Ski Bluewood, formerly known as "Bluewood Ski Area," is an alpine ski area in the northwestern United States, in southeastern Washington in Columbia County. Located at the northern end of the Blue Mountains in the Umatilla National Forest, the elevation at the base area is 4545 ft above sea level, with a summit of 5670 ft for a vertical drop of 1125 ft. The northward-facing slopes are about 4 mi north of the Oregon border and 50 mi west of Idaho, part of the headwaters of the Touchet River, the main tributary of the Walla Walla River.

The only surface access to the base area of the mountain is through Dayton, 22 mi to the northwest and nearly 3000 ft below on North Touchet Road. Though the summit is only about 20 mi due east of Walla Walla as the crow flies, Ski Bluewood is about an hour's drive as Dayton is 30 mi northeast on U.S. Route 12. In addition to Walla Walla, Bluewood is the closest alpine ski area (in mileage) to the Tri-Cities to the west, and the closest chairlift-served area to Lewiston-Clarkston.

== History ==
Originally conceived in the 1960s, and created by Skyline Basin Associates during the 1970s, the ski area's original name (as a concept) was "Skyline Basin." After years of planning, fundraising, and approval procedures, the ski area opened as "Bluewood Ski Area" in January 1980.

The second season of 1980–81 was a very poor snow year, with only three days of skiing, and the fledgling ski area filed for Chapter 11 bankruptcy protection in August 1981. Auctioned off two years later and acquired by Rainier Bank, it was purchased for $550,000 in October 1983 by Portland executive Stan Goodell, a former president of the ski patrol at Mount Hood. To distance itself from the past financial difficulties, Goodell renamed it "Ski Bluewood" and relocated to Dayton to run the area himself.

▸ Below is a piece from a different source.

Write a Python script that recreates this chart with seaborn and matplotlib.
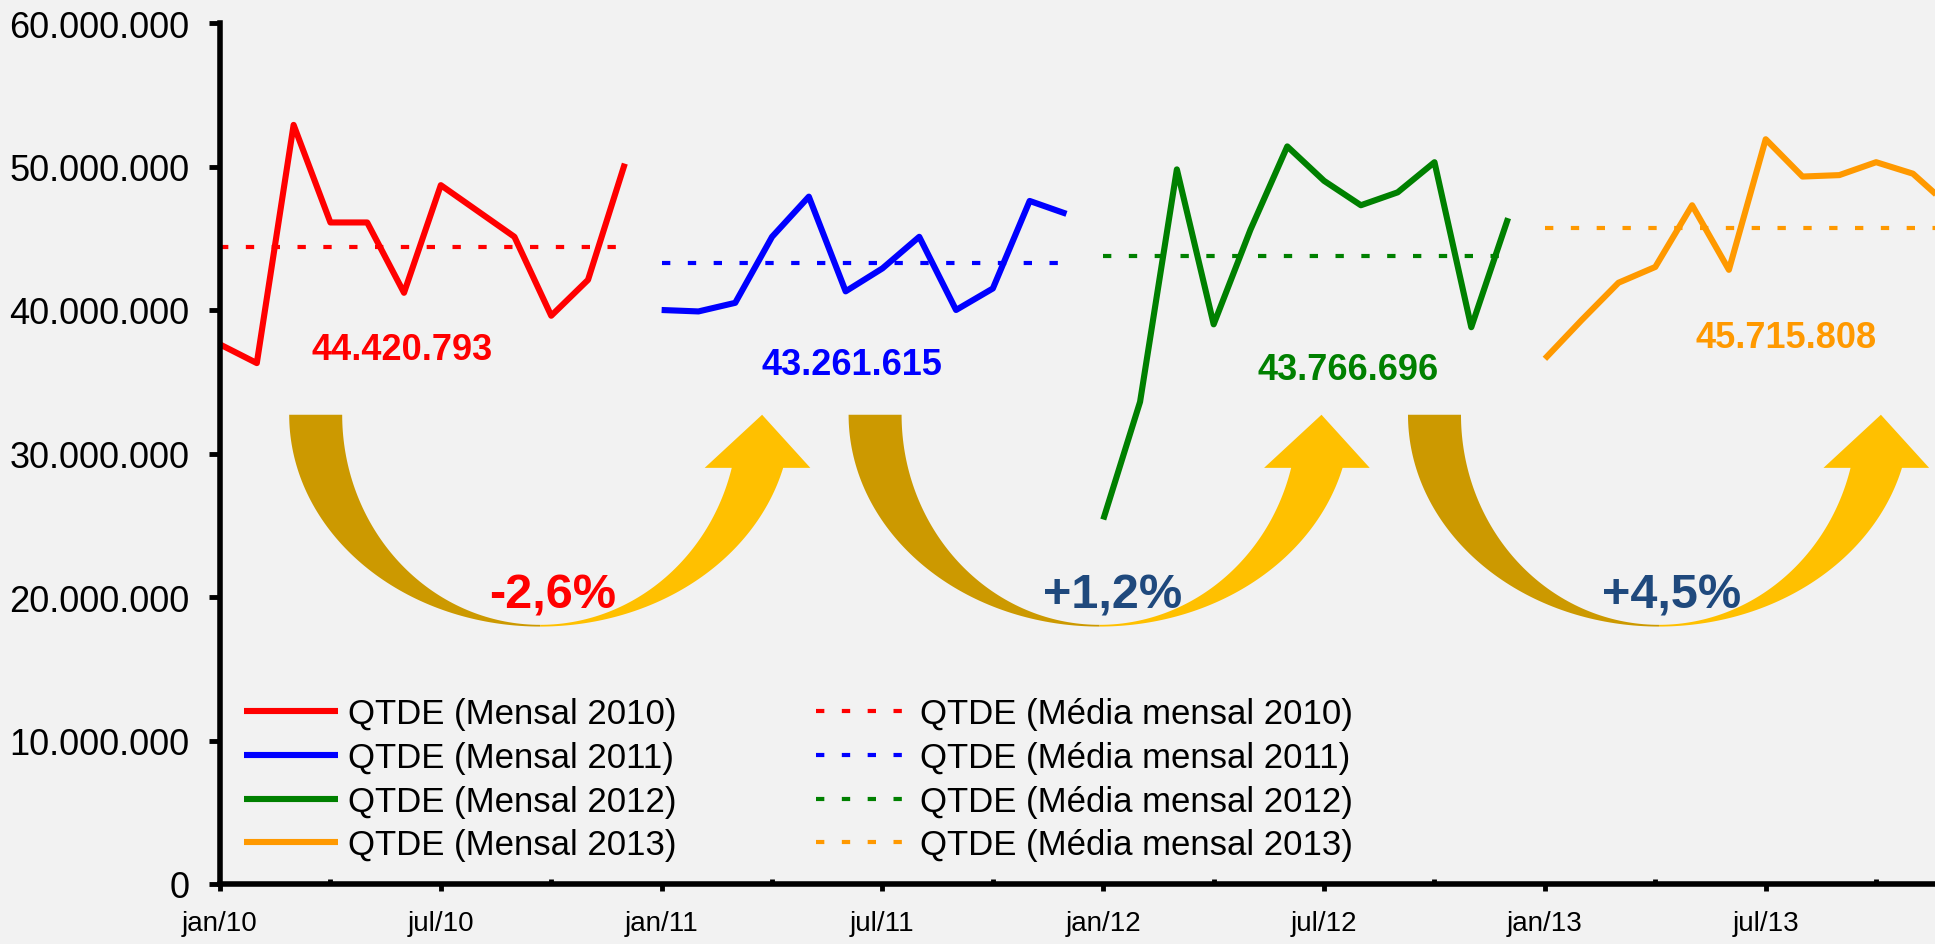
import matplotlib.pyplot as plt
import numpy as np
import pandas as pd
import seaborn as sns
from matplotlib.lines import Line2D
from matplotlib.patches import Polygon
from matplotlib.ticker import FuncFormatter

# valores mensais (milhões)
anos = [2010, 2011, 2012, 2013]
cores = ["#FF0000", "#0000FF", "#008000", "#FF9900"]
mensal_2010 = [37.6, 36.3, 52.9, 46.1, 46.1, 41.2, 48.7, 46.9, 45.1, 39.6, 42.1, 50.2]
mensal_2011 = [40.0, 39.9, 40.5, 45.1, 47.9, 41.3, 42.9, 45.1, 40.0, 41.5, 47.6, 46.7]
mensal_2012 = [25.4, 33.6, 49.8, 39.0, 45.6, 51.4, 49.0, 47.3, 48.2, 50.3, 38.8, 46.4]
mensal_2013 = [36.6, 39.3, 41.9, 43.0, 47.3, 42.8, 51.9, 49.3, 49.4, 50.3, 49.5, 47.2]
medias = [44420793, 43261615, 43766696, 45715808]
rotulos_media = ["44.420.793", "43.261.615", "43.766.696", "45.715.808"]
variacoes = ["-2,6%", "+1,2%", "+4,5%"]
cores_variacao = ["#FF0000", "#1F497D", "#1F497D"]
rotulos_x = ["jan/10", "jul/10", "jan/11", "jul/11", "jan/12", "jul/12", "jan/13", "jul/13"]

mensais = [mensal_2010, mensal_2011, mensal_2012, mensal_2013]
linhas = []
for ano, valores in zip(anos, mensais):
    for i, v in enumerate(valores):
        linhas.append({"mes": (ano - 2010) * 12 + i, "qtde": v * 1e6, "ano": str(ano)})
df = pd.DataFrame(linhas)
df["media"] = df["ano"].map(dict(zip([str(a) for a in anos], medias)))

sns.set_theme(style="white")
plt.rcParams["font.family"] = ["Liberation Sans", "DejaVu Sans"]

fundo = "#F2F2F2"
pontilhado = (0, (2.0, 4.2))
fig = plt.figure(figsize=(19.35, 9.45), dpi=100, facecolor=fundo)
ax = fig.add_axes([220 / 1935, 60 / 945, 1715 / 1935, 861 / 945], facecolor=fundo)

paleta = dict(zip([str(a) for a in anos], cores))
sns.lineplot(data=df, x="mes", y="qtde", hue="ano", palette=paleta, linewidth=4.4,
             solid_capstyle="butt", solid_joinstyle="round", legend=False, ax=ax)
sns.lineplot(data=df, x="mes", y="media", hue="ano", palette=paleta, linewidth=3.0,
             linestyle=pontilhado, legend=False, ax=ax)

# setas curvas entre os anos
def seta(cx, y0=32.7e6):
    a_out, b_out = 6.82, 14.76e6
    a_in, b_in = 5.38, 14.64e6
    t = np.linspace(np.pi, 1.5 * np.pi, 80)
    esc = np.vstack([np.c_[cx + a_out * np.cos(t), y0 + b_out * np.sin(t)],
                     np.c_[cx + a_in * np.cos(t[::-1]), y0 + b_in * np.sin(t[::-1])]])
    ax.add_patch(Polygon(esc, closed=True, fc="#CC9900", ec="none", zorder=1))
    base = 3.7e6
    t_out = np.linspace(1.5 * np.pi, 2 * np.pi - np.arcsin(base / b_out), 80)
    t_in = np.linspace(2 * np.pi - np.arcsin(base / b_in), 1.5 * np.pi, 80)
    clara = np.vstack([np.c_[cx + a_out * np.cos(t_out), y0 + b_out * np.sin(t_out)],
                       [[cx + 7.34, y0 - base], [cx + 6.03, y0], [cx + 4.47, y0 - base]],
                       np.c_[cx + a_in * np.cos(t_in), y0 + b_in * np.sin(t_in)]])
    ax.add_patch(Polygon(clara, closed=True, fc="#FFC000", ec="none", zorder=1))

for i, (txt, cor) in enumerate(zip(variacoes, cores_variacao)):
    cx = 8.70 + 15.2 * i
    seta(cx)
    ax.text(cx + 0.35, 19.25e6, txt, color=cor, fontsize=35, fontweight="bold",
            ha="center", va="baseline", zorder=5)

pos_media = [(4.94, 36.6e6), (17.17, 35.56e6), (30.65, 35.2e6), (42.55, 37.45e6)]
for (x, y), txt, cor in zip(pos_media, rotulos_media, cores):
    ax.text(x, y, txt, color=cor, fontsize=26, fontweight="bold", ha="center",
            va="baseline", zorder=5)

ax.set_xlim(0, 46.6)
ax.set_ylim(0, 60e6)
ax.set_xticks(range(0, 48, 6))
ax.set_xticklabels(rotulos_x)
ax.set_xticks(range(3, 48, 6), minor=True)
ax.set_yticks(np.arange(0, 60e6 + 1, 10e6))
ax.yaxis.set_major_formatter(FuncFormatter(lambda v, p: f"{int(v):,}".replace(",", ".")))
ax.set_xlabel("")
ax.set_ylabel("")

for lado in ["top", "right"]:
    ax.spines[lado].set_visible(False)
for lado in ["left", "bottom"]:
    ax.spines[lado].set_linewidth(4)
    ax.spines[lado].set_color("black")
ax.tick_params(axis="y", which="major", direction="out", length=8, width=3.5,
               labelsize=26, pad=14, colors="black", left=True)
ax.tick_params(axis="x", which="major", direction="out", length=5, width=3.5,
               labelsize=20, pad=14, colors="black", bottom=True)
ax.tick_params(axis="x", which="minor", direction="in", length=3.5, width=3.5,
               colors="black", bottom=True)

handles = [Line2D([], [], color=c, lw=4.4, solid_capstyle="butt") for c in cores]
handles += [Line2D([], [], color=c, lw=3.0, linestyle=pontilhado) for c in cores]
labels = [f"QTDE (Mensal {a})" for a in anos] + [f"QTDE (Média mensal {a})" for a in anos]
ax.legend(handles, labels, ncol=2, loc="upper left", bbox_to_anchor=(0.014, 0.217),
          frameon=False, fontsize=25, handlelength=2.7, handletextpad=0.3,
          columnspacing=4.0, labelspacing=0.31, borderpad=0, borderaxespad=0,
          labelcolor="black")

fig.savefig("out.png", dpi=100, facecolor=fundo)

An expansion in the summer of 1986 added parking and the Triple Nickel, a triple chairlift to serve the instructional area with a vertical rise of 400 ft. It joined the existing lifts, the Skyline Express triple chair and Easy Rider platter lift, which was relocated.

== Alpine skiing ==
Of its 24 runs, Bluewood has 4 green circles (easiest), 12 blue squares (more difficult), and 8 black diamonds (most difficult). Additionally, there is one terrain park and six backcountry runs. The area is open five days per week, Wednesday through Sunday, plus holidays. Bluewood has a reputation for dry powder snow, tree skiing, and a family-friendly atmosphere.

Will Brandenburg, a World Cup racer with the U.S. Ski Team, learned to ski and race at Bluewood in the 1990s.

== Base Facilities ==
Ski Bluewood facilities include a full-service ski/snowboard rental department, retail shop, patrol services, ski and snowboard learning center, cafe, and pub.

Bluewood is one of the few resorts in the country that is 100% self-sufficient, generating all of its own electric power via diesel generators. There are two diesel generators in the basement, one that runs the lodge at night and the other that runs the lodge and the two electric chair lifts during the day. The main chairlift (Skyline Express) has its own separate diesel powered generator, connected via a clutch and fluid coupler. The Triple Nickel and pama lifts are electric and uses power from the main diesel generators, located in the basement of the lodge.